Legendary mysteries of a Silk Road journey
From the bewildering Terracotta Warriors in Xi’an to the astounding stone petroglyphs of Cholpon Ata and beyond, a Silk Road Journey always piques the curiosity of adventurous travellers. Intrepid’s Tara Kennaway has long been intrigued by this fascinating region, and there are still many lingering questions about the legends of this vast land…
“Samarkand, one of the legendary cities of the Silk Road, is a place of many marvels and mysteries. Travellers are immediately drawn to the magnificent Registan – the immaculately decorated medressa and mosque complex that dominates the centre of the Old Town, and mesmerised by other glittering remnants of Samarkand’s golden past, such as Guri Amir – Tamerlane’s gilt-lined mausoleum. But on the dusty fringes of the town, surrounded by sloping hills and with a stream running by, is perhaps the most curious site of all: the Tomb of the Prophet Daniel.

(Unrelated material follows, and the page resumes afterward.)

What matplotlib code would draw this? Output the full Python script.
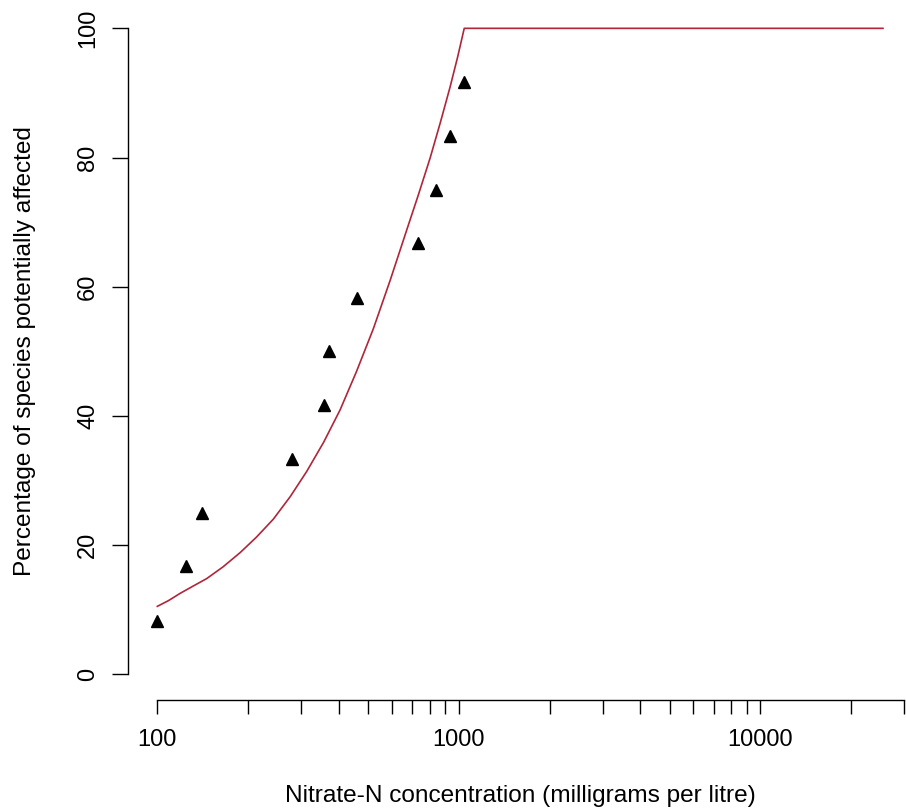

Known to the locals as the Mausoleum of Khodja Daniar, the tomb is considered a holy place by not only the local Islamic population but for Christian and Jewish pilgrims alike. It is believed to contain the arm bone of the Prophet Daniel, a relic which according to the legends was stolen from Mecca and brought to Samarkand by Central Asian conqueror Tamerlane. So if it is supposed to contain a mere arm bone, you’d expect the crypt to be small, right? Wrong! The length of the tomb is over 18 metres long! Ask the holy men praying and offering blessings to the pilgrims outside and one will tell you that the bone miraculously grows longer and longer each year. No, says another, the Prophet Daniel was a giant and so they had no choice but to make the tomb this big!
Whatever you believe, the mystery is complicated further by the fact that this is not the only Tomb of the Prophet Daniel in the world. There’s one within the Kirkuk Citadel in Iraq, another in Susa, Iran, while others believe that his final resting place is actually Alexandria in Egypt!”